November 23 – The  Golden Age Nursing Home fire  kills 63 elderly people near Fitchville,  Ohio. 

November 24: President Kennedy lying in state at the  Capitol rotunda

November 24

Lee Harvey Oswald, assassin of John F. Kennedy, is shot dead by  Jack Ruby  in  Dallas  on live national  television. Later that night, a hastily arranged program,  A Tribute to John F. Kennedy from the Arts, featuring actors, opera singers, and noted writers, all performing dramatic readings and/or music, is telecast on  ABC-TV.

Vietnam War: President Johnson confirms that the United States intends to continue supporting  South Vietnam  militarily and economically.

November 25 – President Kennedy is buried at  Arlington National Cemetery. Schools around the nation do not have class on that day, and millions around the world watch the funeral on live television.

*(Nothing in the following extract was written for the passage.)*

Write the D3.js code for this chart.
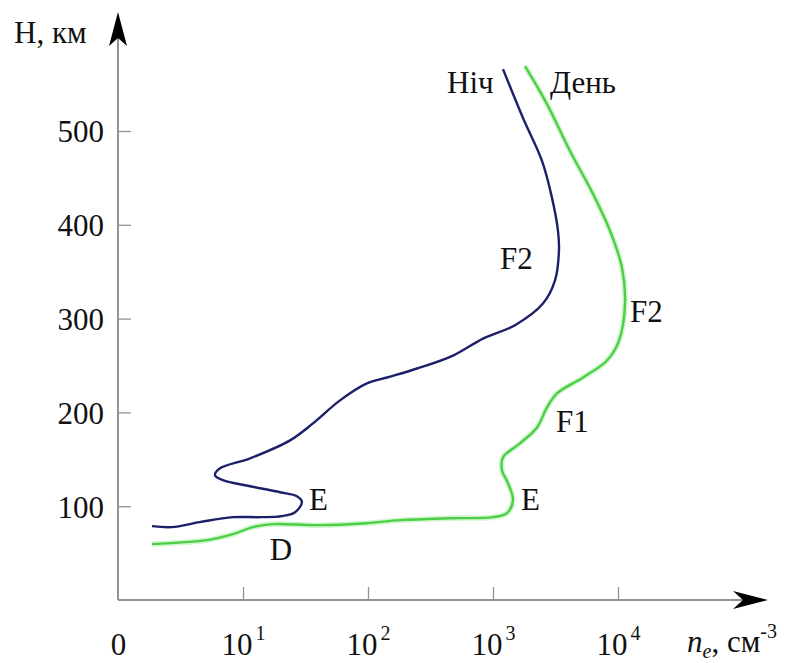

November 29 – President Johnson establishes the  Warren Commission  to investigate the assassination of President Kennedy.


December

December 1 –  Wendell Scott  becomes the first African-American driver to win a  NASCAR  race at  Speedway Park

December 8

Frank Sinatra Jr.  is kidnapped at  Harrah's Lake Tahoe.

A lightning strike causes the crash of  Pan Am Flight 214  near  Elkton, Maryland, killing 81 people.

December 10

The  X-20 Dyna-Soar  spaceplane  program is cancelled.

Chuck Yeager  becomes the first pilot to make an emergency ejection in the full pressure suit needed for high altitude flights.

December 14 –  Baldwin Hills Dam disaster  floods  South Los Angeles, causing five deaths.

December 25 –  Walt Disney  releases his 18th feature-length animated motion picture,  The Sword in the Stone, about the boyhood of  King Arthur. It is Disney's final animated film to be released during his lifetime, before his death in 1966.

December 26 –  The Beatles' songs "I Want to Hold Your Hand" and "I Saw Her Standing There" are released in the U.S., marking the beginning of full-scale  Beatlemania.


Undated

David. H. Frisch  and  James H. Smith  prove that the  radioactive decay  of  mesons  is slowed by their motion (see  Einstein's  special relativity  and  general relativity).